- **WRITTEN EXERCISE**
Bring together all lines of the material below that contain the string "matplotlib".

- **DATASET CONTENT**
★ ★ ★ ★

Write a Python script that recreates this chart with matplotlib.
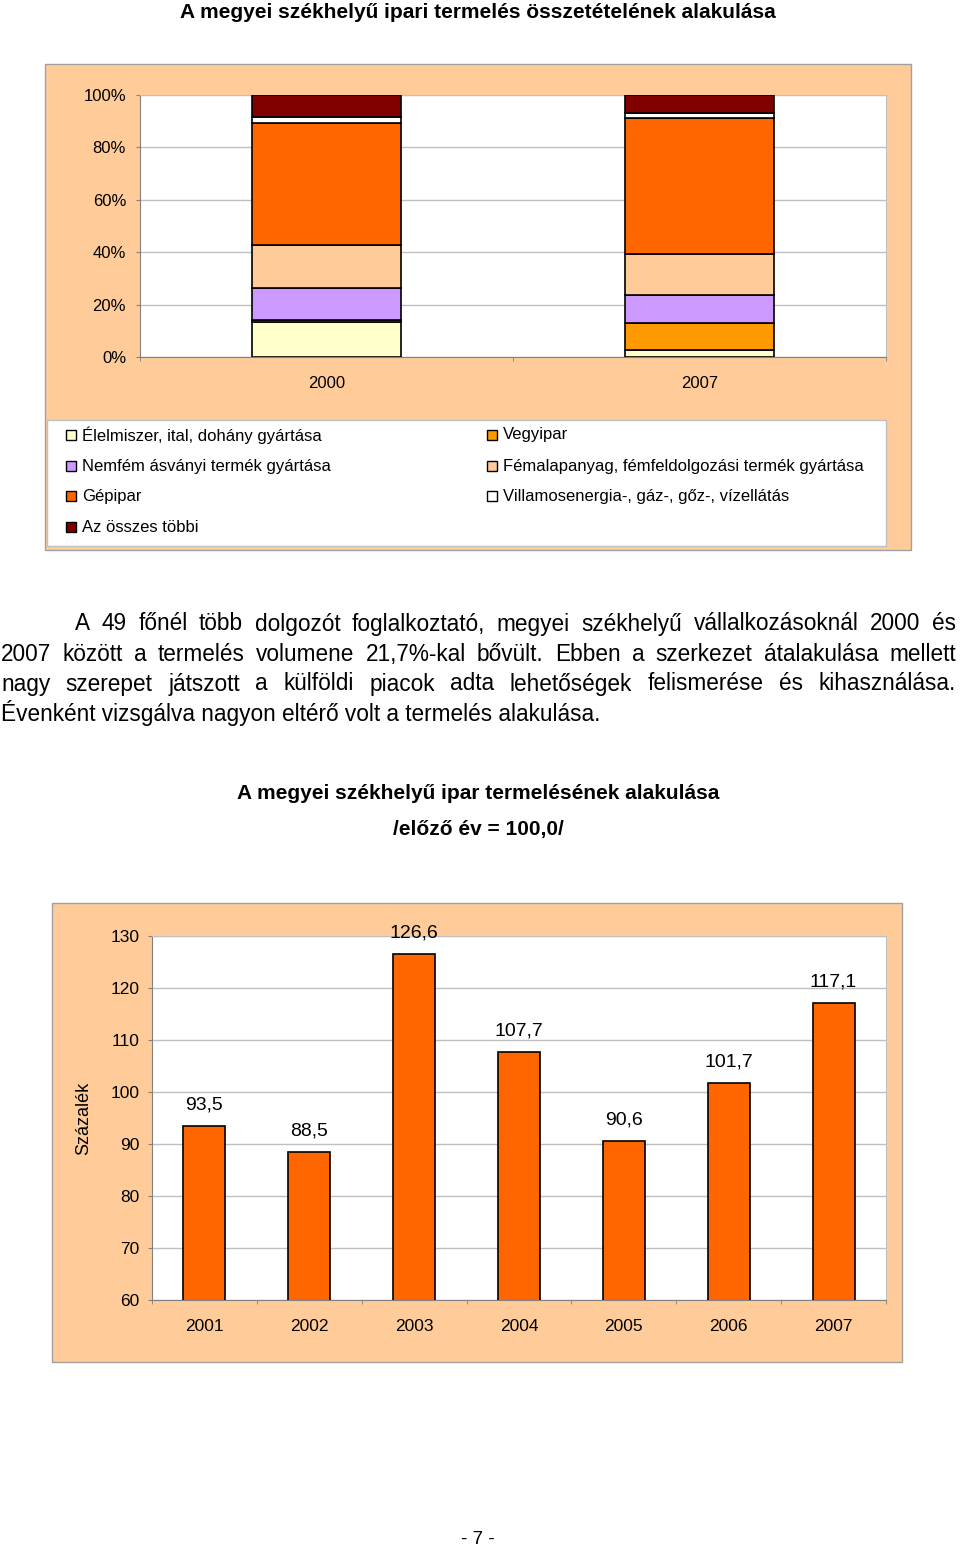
import matplotlib
matplotlib.use("Agg")
import matplotlib.pyplot as plt
from matplotlib.patches import Rectangle
import numpy as np

plt.rcParams['font.family'] = ['Liberation Sans', 'DejaVu Sans']

# ---------------- data ----------------
years1 = ['2000', '2007']
series_names = ['Élelmiszer, ital, dohány gyártása', 'Vegyipar',
                'Nemfém ásványi termék gyártása',
                'Fémalapanyag, fémfeldolgozási termék gyártása',
                'Gépipar', 'Villamosenergia-, gáz-, gőz-, vízellátás',
                'Az összes többi']
elelmiszer = [13.5, 2.7]
vegyipar = [0.5, 10.2]
nemfem = [12.5, 10.8]
femalap = [16.1, 15.6]
gepipar = [46.9, 52.1]
villamos = [2.2, 1.8]
tobbi = [8.3, 6.8]
series_colors = ['#FFFFCC', '#FF9900', '#CC99FF', '#FFCC99', '#FF6600', '#FFFFFF', '#800000']
pct_ticks = [0, 20, 40, 60, 80, 100]

years2 = ['2001', '2002', '2003', '2004', '2005', '2006', '2007']
index_values = [93.5, 88.5, 126.6, 107.7, 90.6, 101.7, 117.1]
y2_ticks = [60, 70, 80, 90, 100, 110, 120, 130]

W, H = 960, 1547
fig = plt.figure(figsize=(W / 100, H / 100), dpi=100)
fig.patch.set_facecolor('white')


def fx(x):
    return x / W


def fy(y):
    return 1 - y / H


def frect(x0, y0, x1, y1, **kw):
    r = Rectangle((fx(x0), fy(y1)), (x1 - x0) / W, (y1 - y0) / H,
                  transform=fig.transFigure, **kw)
    fig.add_artist(r)
    return r


PEACH = '#FFCC99'
GRID = '#C0C0C0'

# ---------------- chart 1 ----------------
fig.text(fx(478), fy(12), 'A megyei székhelyű ipari termelés összetételének alakulása',
         ha='center', va='center', fontsize=15, fontweight='bold')
frect(45, 64, 911, 550, facecolor=PEACH, edgecolor='#A0A0A0', lw=1, zorder=-10)
frect(47, 420, 886, 546, facecolor='white', edgecolor='#C0C0C0', lw=1, zorder=-9)

ax1 = fig.add_axes([fx(140), fy(357), 746 / W, 262 / H])
ax1.set_facecolor('white')
x1 = np.arange(len(years1))
stack = [elelmiszer, vegyipar, nemfem, femalap, gepipar, villamos, tobbi]
bottom = np.zeros(len(years1))
for vals, col, name in zip(stack, series_colors, series_names):
    ax1.bar(x1, vals, 0.4, bottom=bottom, color=col, edgecolor='black', lw=1.2,
            label=name, zorder=3)
    bottom += np.array(vals)
ax1.set_xlim(-0.5, 1.5)
ax1.set_ylim(0, 100)
ax1.set_yticks(pct_ticks)
ax1.set_yticklabels([f'{t}%' for t in pct_ticks], fontsize=12)
ax1.yaxis.grid(True, color=GRID, lw=1)
ax1.set_axisbelow(True)
ax1.set_xticks(x1)
ax1.set_xticklabels(years1, fontsize=12)
ax1.set_xticks([-0.5, 0.5, 1.5], minor=True)
ax1.tick_params(axis='x', which='major', length=0, pad=14)
ax1.tick_params(axis='x', which='minor', length=3, color='#808080')
ax1.tick_params(axis='y', length=3, color='#808080', pad=7)
for s in ['top', 'right']:
    ax1.spines[s].set_color(GRID)
for s in ['left', 'bottom']:
    ax1.spines[s].set_color('#808080')

# legend (row-major, two columns)
leg_pos = [(66, 435), (487, 435), (66, 466), (487, 466), (66, 496), (487, 496), (66, 527)]
for (lx, ly), col, name in zip(leg_pos, series_colors, series_names):
    frect(lx, ly - 5, lx + 10, ly + 5, facecolor=col, edgecolor='black', lw=1, zorder=5)
    fig.text(fx(lx + 16), fy(ly), name, ha='left', va='center', fontsize=12)

# ---------------- paragraph ----------------
renderer = fig.canvas.get_renderer()
PFS = 16.3
lines = [
    (75, 'A 49 főnél több dolgozót foglalkoztató, megyei székhelyű vállalkozásoknál 2000 és', True),
    (1, '2007 között a termelés volumene 21,7%-kal bővült. Ebben a szerkezet átalakulása mellett', True),
    (1, 'nagy szerepet játszott a külföldi piacok adta lehetőségek felismerése és kihasználása.', True),
    (1, 'Évenként vizsgálva nagyon eltérő volt a termelés alakulása.', False),
]
line_y = [624, 654, 684, 713]
for (x0, txt, just), yy in zip(lines, line_y):
    if not just:
        fig.text(fx(x0), fy(yy), txt, ha='left', va='center', fontsize=PFS)
        continue
    words = txt.split(' ')
    objs = [fig.text(0, fy(yy), w, ha='left', va='center', fontsize=PFS) for w in words]
    widths = [o.get_window_extent(renderer).width for o in objs]
    gap = (956 - x0 - sum(widths)) / (len(words) - 1)
    cx = x0
    for o, w in zip(objs, widths):
        o.set_x(fx(cx))
        cx += w + gap

# ---------------- chart 2 ----------------
fig.text(fx(478), fy(794), 'A megyei székhelyű ipar termelésének alakulása',
         ha='center', va='center', fontsize=15, fontweight='bold')
fig.text(fx(478), fy(830), '/előző év = 100,0/',
         ha='center', va='center', fontsize=15, fontweight='bold')
frect(52, 903, 902, 1362, facecolor=PEACH, edgecolor='#A0A0A0', lw=1, zorder=-10)

ax2 = fig.add_axes([fx(152), fy(1300), 734 / W, 364 / H])
ax2.set_facecolor('white')
x2 = np.arange(len(years2))
bars = ax2.bar(x2, index_values, 0.4, bottom=0, color='#FF6600', edgecolor='black',
               lw=1.2, zorder=3)
for xi, v in zip(x2, index_values):
    ax2.annotate(f'{v:.1f}'.replace('.', ','), (xi, v), xytext=(0, 15),
                 textcoords='offset points', ha='center', va='center', fontsize=14)
ax2.set_xlim(-0.5, len(years2) - 0.5)
ax2.set_ylim(60, 130)
ax2.set_yticks(y2_ticks)
ax2.set_yticklabels([str(t) for t in y2_ticks], fontsize=12.5)
ax2.yaxis.grid(True, color=GRID, lw=1)
ax2.set_axisbelow(True)
ax2.set_xticks(x2)
ax2.set_xticklabels(years2, fontsize=12.5)
ax2.set_xticks(np.arange(-0.5, len(years2), 1.0), minor=True)
ax2.tick_params(axis='x', which='major', length=0, pad=14)
ax2.tick_params(axis='x', which='minor', length=3, color='#808080')
ax2.tick_params(axis='y', length=3, color='#808080', pad=6)
ax2.set_ylabel('Százalék', fontsize=13, labelpad=13)
for s in ['top', 'right']:
    ax2.spines[s].set_color(GRID)
for s in ['left', 'bottom']:
    ax2.spines[s].set_color('#808080')

fig.text(fx(478), fy(1540), '- 7 -', ha='center', va='center', fontsize=13.5)

fig.savefig('out.png', dpi=100)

★ ★ ★ ★

- **OUTPUT BELOW**
Write a Python script that recreates this chart with matplotlib.
import matplotlib
matplotlib.use("Agg")
import matplotlib.pyplot as plt
from matplotlib.patches import Rectangle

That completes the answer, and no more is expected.